International investing just got a lot more complicated

fund managers colonial first state BT stock market

22 November 2000
| By Stuart Engel |

Global sector funds may be the flavour of the month for funds management marketeers, but there is a limit to the number of sectors that can be realistically used.

Sector specific funds have been the killer products of 2000. About half a dozen of Australia's biggest fund managers launched technology funds earlier this year to capitalise on the hunger for these funds by Australian investors. Funds from Colonial First State and BT have collectively raked in more than $400 million from scratch in a year that has seen a marked fall from grace for technical stocks around the world.

Other global sector funds, such as healthcare and consumer brand name, funds

However, Invesco's UK-based investment director Richard Beggs warns managers contemplating rolling out global funds in sectors across the board that there is often no correlation between a sector in one region and another.

"Retail stocks, for example, have very little correlation across the regions," Beggs says. "In fact only a handful of sectors can be analysed around the world."

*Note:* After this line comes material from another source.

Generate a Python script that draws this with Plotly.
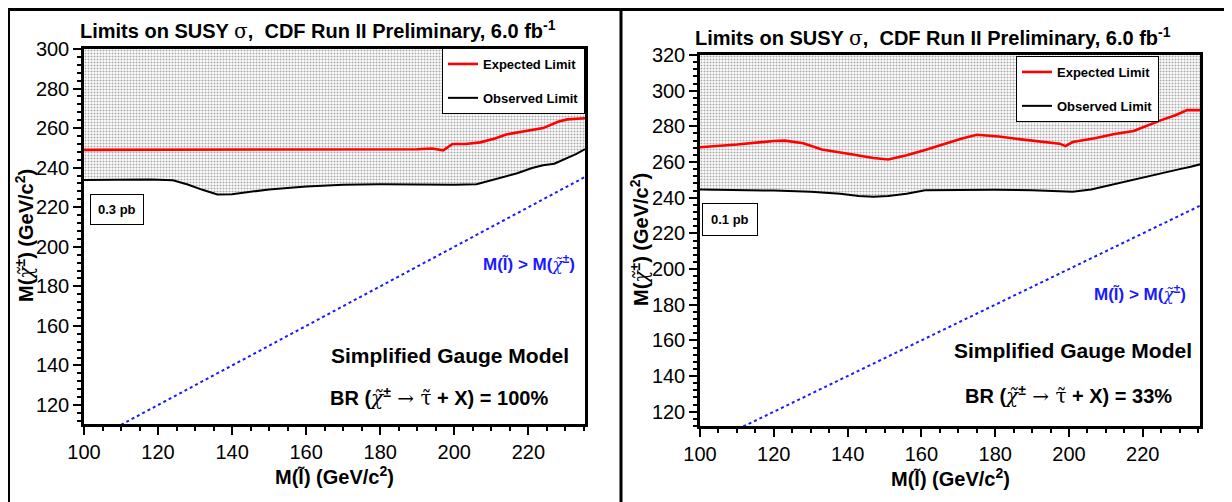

Other sectors that have low correlation around the world include construction, food and small to medium sized countries.

However, Beggs acknowledges that regional funds are becoming less relevant in an increasingly global world economy.

"The best companies are not in any one country," Beggs says. "So it is becoming increasingly difficult to add value by making bets on regions."

And the size of some of the world's leading companies has blurred the lines between making bets on countris and making bets on sectors or stocks.

"For example, if you buy Nokia, you are buying a large proportion of the market capitalisation of Finland's stock market. The question you ask is are you buying Nokia the company, Finland the country or Nokia the telecommunications leader."

However, companies like Invesco will continue to make asset allocation decisions based on regions. At the moment, Invesco is taking a benchmark stance on the US but is slightly overweight in European funds based on recognition of present opportunities.

"The European economy has massive opportunities at the moment if government and business do what they promise to do," he says.

"Tax reform is not quite there but has started. Earnings growth is not yet robust but is expected to be strong."